Compose a Hadoop Job

Use the command composer on Workbench to compose the following types of Hadoop jobs:

Custom Jar Query
Streaming
DistCp

Note

Before running a Hadoop job, ensure a new output directory exists.

Hadoop and Presto clusters support running Hadoop jobs. See Mapping of Cluster and Command Types for more information. See running-hadoop-job for an example.

Compose a Hadoop Custom Jar Query

Perform the following steps to compose a Hadoop jar query:

Navigate to Workbench and click + New Collection.
Select Hadoop from the command type drop-down list.
Choose the cluster on which you want to run the query. View the health metrics of a cluster before you decide to use it.
Custom JAR is selected by default in the Job Type drop-down list.
In the Path to Jar file field, specify the path of the directory that contains the Hadoop jar file.
In the Arguments text field, specify the main class, generic options, and other JAR arguments.

The following figure shows an example using AWS S3:

Click Run to execute the query.

Monitor the progress of your job using the Status and Logs panes. You can toggle between the two using a switch. The Status tab also displays useful debugging information if the query does not succeed. For more information on how to download command results and logs, see Get Results.

For information on the REST API, see Submitting a Hadoop Jar Command.
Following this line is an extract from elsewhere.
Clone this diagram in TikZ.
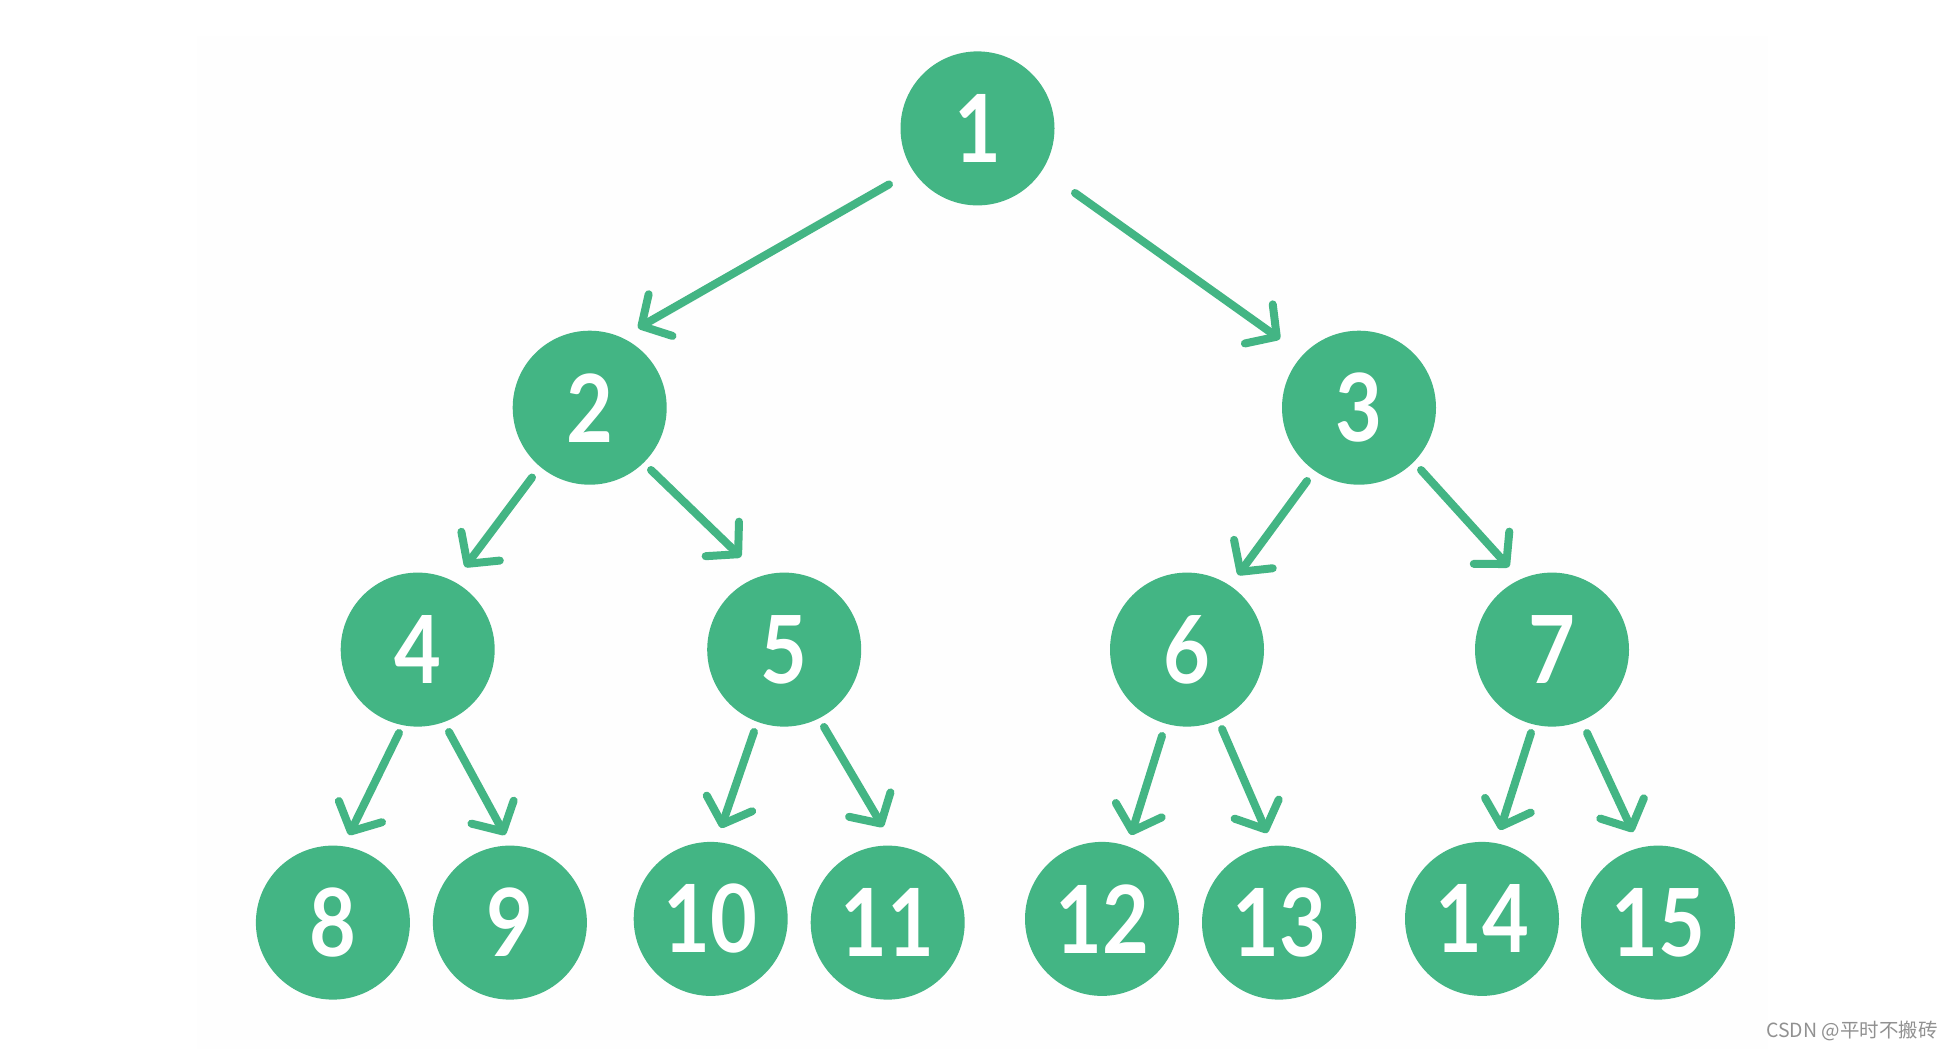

Compose a Hadoop Streaming Query

Perform the following steps to compose a Hadoop streaming query:

Navigate to Workbench and click + New Collection.
Select Hadoop from the command type drop-down list.
Choose the cluster on which you want to run the query. View the health metrics of a cluster before you decide to use it.
Select streaming from the Job Type drop-down list.
In the Arguments text field, specify the streaming and generic options.
Click Run to execute the query.

Monitor the progress of your job using the Status and Logs panes. You can toggle between the two using a switch. The Status tab also displays useful debugging information if the query does not succeed. For more information on how to download command results and logs, see Get Results.

Compose a Hadoop DistCp Command

Perform the following steps to compose a Hadoop DistCp command:

Navigate to Workbench and click + New Collection.
Select Hadoop from the command type drop-down list.
Choose the cluster on which you want to run the query. View the health metrics of a cluster before you decide to use it.
From the Job Type drop-down list, select s3distcp for AWS, or clouddistcp for Azure, GCP, or Oracle.
In the Arguments text field, specify the generic and DistCp options.
Click Run to execute the query.

Monitor the progress of your job using the Status and Logs panes. You can toggle between the two using a switch. The Status tab also displays useful debugging information if the query does not succeed. For more information on how to download command results and logs, see Get Results.